После разгона редакции журнала Твардовского в 1970 году эстафету главного наследника и даже адепта «реальной критики» перенял Юрий Буртин. Работая в редакции «Советской энциклопедии», он занялся исследованием творчества Добролюбова: в 1986 году подготовил трехтомник его избранных статей, а позднее участвовал в написании статьи о нем, опубликованной во втором томе фундаментального научного словаря «Русские писатели. 1800–1917» (М., 1992). Красноречиво называя метод критика «делом на все времена», Буртин в программной статье 1987 года «Реальная критика вчера и сегодня» мечтал о появлении нового Добролюбова. На сюжетном материале повести Валентина Распутина «Пожар» автор предлагал анализировать социальные причины нравственного распада деревни. Он считал двумя главными достоинствами метода Добролюбова, делавшими его актуальным во время «перестройки», социологизм и идею демократии. «Реальная критика» представала в статье мощным инструментом дальнейшей демократизации советского общества и возвращения к преданным идеалам.

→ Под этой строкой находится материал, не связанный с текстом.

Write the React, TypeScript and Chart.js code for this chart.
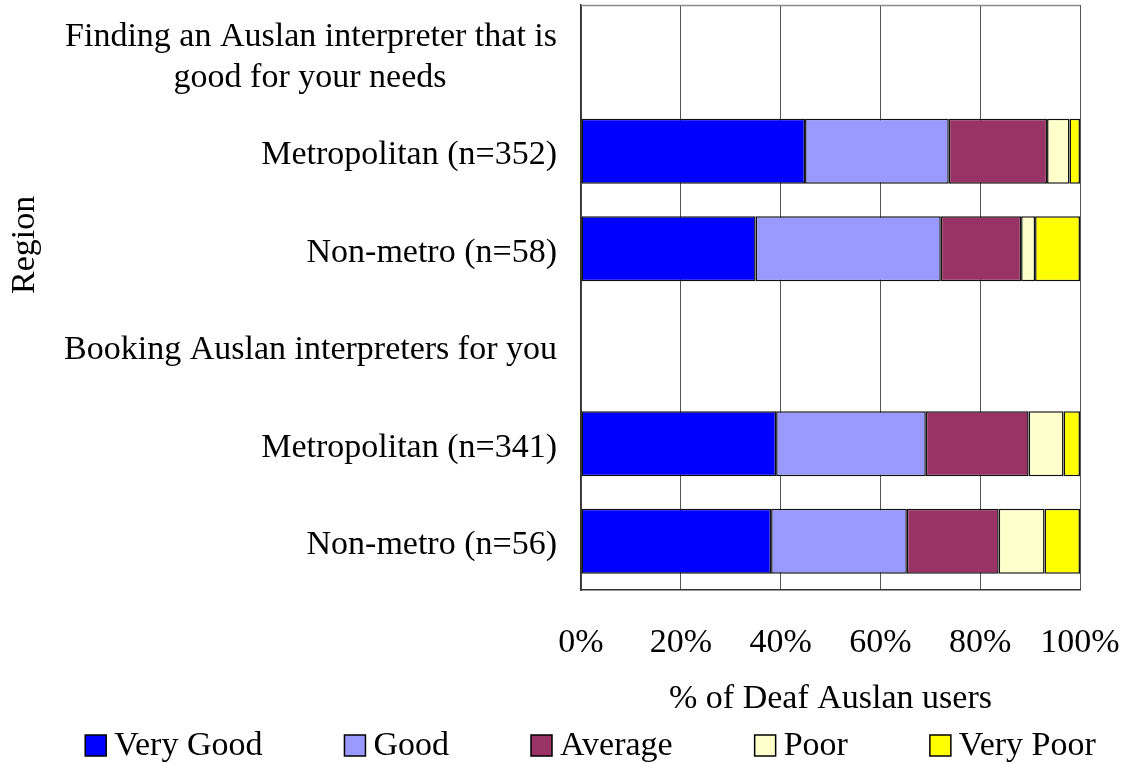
import React, { useEffect, useRef } from "react";
import { Chart, registerables } from "chart.js";

Chart.register(...registerables);

const NB = "\u00A0";
const categories: (string | string[])[] = [
  ["Finding an Auslan interpreter that is", "good for your needs" + NB.repeat(13)],
  "Metropolitan (n=352)",
  "Non-metro (n=58)",
  "Booking Auslan interpreters for you",
  "Metropolitan (n=341)",
  "Non-metro (n=56)",
];

const seriesNames = ["Very Good", "Good", "Average", "Poor", "Very Poor"];
const veryGood = [null, 44.9, 35.0, null, 39.1, 38.1];
const good = [null, 28.8, 37.1, null, 30.0, 27.2];
const average = [null, 19.7, 16.1, null, 20.6, 18.4];
const poor = [null, 4.5, 2.8, null, 7.0, 9.2];
const veryPoor = [null, 2.1, 9.0, null, 3.3, 7.1];
const seriesColors = ["#0000FF", "#9999FF", "#993366", "#FFFFCC", "#FFFF00"];
const xTicks = [0, 20, 40, 60, 80, 100];

const xTitle = "% of Deaf Auslan users";
const yTitle = "Region";

const FONT = "'Liberation Serif', 'Times New Roman', serif";

const framePlugin = {
  id: "frame",
  beforeDatasetsDraw(chart: any) {
    const { ctx, chartArea } = chart;
    ctx.save();
    ctx.strokeStyle = "#8a8a8a";
    ctx.lineWidth = 1.5;
    ctx.beginPath();
    ctx.moveTo(chartArea.left, chartArea.top + 0.5);
    ctx.lineTo(chartArea.right, chartArea.top + 0.5);
    ctx.stroke();
    ctx.restore();
  },
};

const yTitlePlugin = {
  id: "yTitleCustom",
  afterDraw(chart: any) {
    const { ctx, chartArea } = chart;
    ctx.save();
    ctx.font = `34px ${FONT}`;
    ctx.fillStyle = "#000";
    ctx.textAlign = "center";
    ctx.textBaseline = "middle";
    ctx.translate(25, chartArea.top + (chartArea.bottom - chartArea.top) * 0.41);
    ctx.rotate(-Math.PI / 2);
    ctx.fillText(yTitle, 0, 0);
    ctx.restore();
  },
};

const legendPlugin = {
  id: "customLegend",
  afterDraw(chart: any) {
    const { ctx } = chart;
    const box = 21;
    const gap = 8;
    const spacing = 82;
    ctx.save();
    ctx.font = `34px ${FONT}`;
    const items = chart.data.datasets.map((d: any) => ({
      label: d.label,
      color: d.backgroundColor,
      w: ctx.measureText(d.label).width,
    }));
    const total =
      items.reduce((s: number, it: any) => s + box + gap + it.w, 0) + spacing * (items.length - 1);
    const center = (chart.width + 56) / 2;
    let x = center - total / 2;
    const cy = chart.height - 18.5;
    items.forEach((it: any) => {
      ctx.fillStyle = it.color;
      ctx.fillRect(x, cy - box / 2, box, box);
      ctx.strokeStyle = "#000";
      ctx.lineWidth = 1.5;
      ctx.strokeRect(x, cy - box / 2, box, box);
      ctx.fillStyle = "#000";
      ctx.textAlign = "left";
      ctx.textBaseline = "middle";
      ctx.fillText(it.label, x + box + gap, cy + 1);
      x += box + gap + it.w + spacing;
    });
    ctx.restore();
  },
};

export default function App() {
  const ref = useRef<HTMLCanvasElement>(null);

  useEffect(() => {
    document.body.style.margin = "0";
    const series = [veryGood, good, average, poor, veryPoor];
    const chart = new Chart(ref.current!, {
      type: "bar",
      data: {
        labels: categories,
        datasets: series.map((data, i) => ({
          label: seriesNames[i],
          data,
          backgroundColor: seriesColors[i],
          borderColor: "#111",
          borderWidth: 1.5,
          borderSkipped: false,
          categoryPercentage: 1,
          barPercentage: 0.667,
        })),
      },
      options: {
        indexAxis: "y",
        animation: false,
        responsive: true,
        maintainAspectRatio: false,
        layout: { padding: { top: 5, right: 45, left: 0, bottom: 45 } },
        plugins: {
          legend: { display: false },
          tooltip: { enabled: false },
        },
        scales: {
          x: {
            stacked: true,
            min: 0,
            max: 100,
            afterBuildTicks: (scale: any) => {
              scale.ticks = xTicks.map((v) => ({ value: v }));
            },
            afterFit: (scale: any) => {
              scale.height = 129;
              scale.paddingLeft = 0;
              scale.paddingRight = 0;
            },
            ticks: {
              callback: (v: any) => `${v}%`,
              font: { family: FONT, size: 34 },
              color: "#000",
              padding: 33,
              maxRotation: 0,
            },
            grid: { color: "#555", lineWidth: 1, drawTicks: false },
            border: { color: "#333", width: 1.5 },
            title: {
              display: true,
              text: xTitle,
              font: { family: FONT, size: 34 },
              color: "#000",
              padding: { top: 17, bottom: 0 },
            },
          },
          y: {
            stacked: true,
            afterFit: (scale: any) => {
              scale.width = 581;
              scale.paddingTop = 0;
              scale.paddingBottom = 0;
            },
            ticks: {
              font: { family: FONT, size: 34 },
              color: "#000",
              padding: 24,
              labelOffset: 4,
            },
            grid: { display: false, drawTicks: false },
            border: { color: "#333", width: 1.5 },
          },
        },
      },
      plugins: [framePlugin, yTitlePlugin, legendPlugin],
    } as any);
    return () => chart.destroy();
  }, []);

  return (
    <div style={{ position: "relative", width: 1125, height: 764, background: "#fff" }}>
      <canvas ref={ref} />
    </div>
  );
}
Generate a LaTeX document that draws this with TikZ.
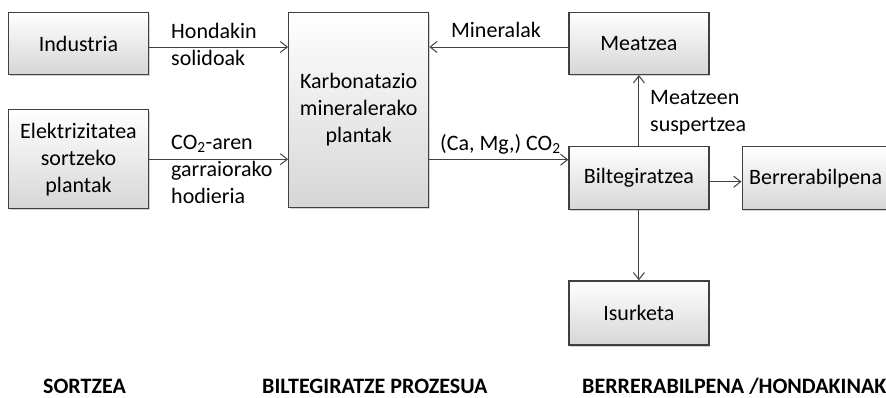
\documentclass[tikz,border=0pt]{standalone}
\usepackage{fontspec}
\setmainfont{Carlito}
\usetikzlibrary{positioning,arrows.meta,shadows}

\begin{document}
\begin{tikzpicture}[x=1pt,y=1pt,
  procbox/.style={draw=black!75, line width=1.2pt, top color=white, bottom color=black!16,
    drop shadow={shadow xshift=1.2pt, shadow yshift=-1.6pt, opacity=0.35},
    minimum width=140pt, minimum height=62pt, align=center,
    font=\fontsize{22}{27}\selectfont},
  lbl/.style={align=left, inner sep=0pt, font=\fontsize{22}{27}\selectfont},
  headlbl/.style={inner sep=0pt, font=\fontsize{22}{27}\selectfont\bfseries},
  flow/.style={draw=black!75, line width=1pt, -{Straight Barb[length=7pt,width=11pt]}}]
\useasboundingbox (0,0) rectangle (886,-397);

% boxes
\node[procbox] (ind) at (78.5,-43.5) {Industria};
\node[procbox, minimum height=99pt, below=34pt of ind] (elek) {Elektrizitatea\\sortzeko\\plantak};
\node[procbox, minimum height=195pt, anchor=north west] (karb) at ([xshift=139pt]ind.north east) {Karbonatazio\\mineralerako\\plantak};
\node[procbox, anchor=north west] (meat) at ([xshift=139pt]karb.north east) {Meatzea};
\node[procbox, minimum height=63pt, below=71pt of meat] (bilt) {Biltegiratzea};
\node[procbox, minimum height=63pt, align=left, text width=140pt, inner xsep=7pt, right=32pt of bilt] (berr) {Berrerabilpena};
\node[procbox, minimum height=64pt, below=70pt of bilt] (isur) {Isurketa};

% connectors
\draw[flow] ([yshift=-3.5pt]ind.east) -- ([yshift=-3.5pt]ind.east -| karb.west);
\draw[flow] (elek.east) -- (elek.east -| karb.west);
\draw[flow] ([yshift=-3.5pt]meat.west) -- ([yshift=-3.5pt]meat.west -| karb.east);
\draw[flow] ([yshift=18.5pt]bilt.west -| karb.east) -- ([yshift=18.5pt]bilt.west);
\draw[flow] (bilt.north) -- (meat.south);
\draw[flow] ([yshift=-3.5pt]bilt.east) -- ([yshift=-3.5pt]bilt.east -| berr.west);
\draw[flow] (bilt.south) -- (isur.north);

% connector labels (base = last line)
\node[lbl, anchor=base west] (hondlbl) at (171,-65) {Hondakin\\solidoak};
\node[lbl, anchor=base west] (co2lbl) at (171,-203) {CO\textsubscript{2}-aren\\garraiorako\\hodieria};
\node[lbl, anchor=base] (minlbl) at (496,-37) {Mineralak};
\node[lbl, anchor=base west] (carblbl) at (440,-150) {(Ca, Mg,) CO\textsubscript{2}};
\node[lbl, anchor=base west] (susplbl) at (650,-131) {Meatzeen\\suspertzea};

% stage titles
\node[headlbl, anchor=base west] (sortz) at (43,-393) {SORTZEA};
\node[headlbl, anchor=base west] (prozes) at (262,-393) {BILTEGIRATZE PROZESUA};
\node[headlbl, anchor=base west] (hondak) at (582,-393) {BERRERABILPENA /HONDAKINAK};
\end{tikzpicture}
\end{document}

Но было уже слишком поздно. Никакого торжества «реальной критики» не случилось, Буртин остался ее последним рыцарем. По его проницательному наблюдению, великие критики если и бывают, то единожды в истории национальной литературы, и в России таковым был не Добролюбов, а Белинский{521}. Добролюбов же сегодня интересен скорее не своим критическим методом, а противоречивостью своей личности, ставшей символом целого поколения. Идеалы его, кажется, никуда не исчезли.